The Shadowless Tower, the last title in competition in the Official Selection, refers to the Buddhist temple of the White Tower in Beijing, whose eccentric design makes it difficult to see its shadow. Chinese filmmaker Zhang Lu (Mang zhong, Dooman River, Yanagawa), winner of awards at the Berlin and Cannes festivals, uses this metaphor to narrate this humanist and tender story, premiered at the Berlinale, about a gastronomic critic of small restaurants in decline, divorced and lonely, whose gray life is altered when a young photographer who works with him encourages him to resume his relationship with a distant daughter and get closer to her father, whom he has not seen for over forty years. The tower, symbol of a protagonist who feels that he casts no shadow on the present, is also the lighthouse that guides the character through his emotional labyrinth.
World premieres and tribute to Cristina García Rodero
Out of competition, the Official Selection will offer the world premiere of Cristina García Rodero: La mirada oculta, a film in which filmmaker Carlota Nelson approaches the work and figure of the visual artist from La Mancha, the first Spanish photographer to be part of the Magnum Agency, National Photography Award and Medal of Merit in Fine Arts. The film accompanies García Rodero through different popular festivals in Spain and India, as well as her exhibitions and daily work, and reflects her particular way of working, which flees from the cliché and the exotic to look behind the obvious. To do so, she shares the emotions and feelings of those portrayed, a style that for more than half a century has forged the prestige of a photographer capable of seeing the human soul behind the looks and gestures.
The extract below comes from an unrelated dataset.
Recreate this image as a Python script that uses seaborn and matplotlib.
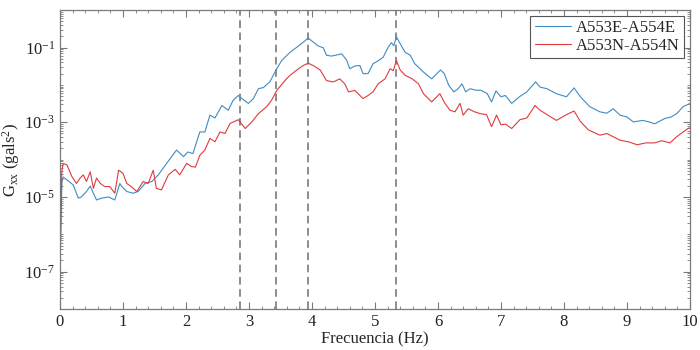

Seminci will present a special award for Artistic Creation to Cristina García Rodero, who will come to Valladolid to attend the premiere of a film that pays tribute to a pioneer in portraying how life, love, beauty and death are celebrated in the world. Wanda Films produces and distributes the film in Spain.
Seminci programs as a special screening the world premiere of No, no quiero, the second feature film by Spanish filmmaker Belén Santos (Los dioses de verdad tienen huesos), which documents and denounces the reality of forced marriages in Spain through the testimonies of four young women forced to marry men they did not know, by family imposition. Aya and Amy are of African descent born in Catalonia, Jamila is of Moroccan origin born in southern Spain and Maria comes from Bangladesh but grew up in Badalona. Each of them suffered, in different ways, this type of modern slavery, which is a crime in our Penal Code. The filmmaker gives them a voice, so that they can tell how they were able to rebel, help themselves and confront their families, abandoning everything to start a new life. Vertigo Films produces and distributes this feature film in Spain.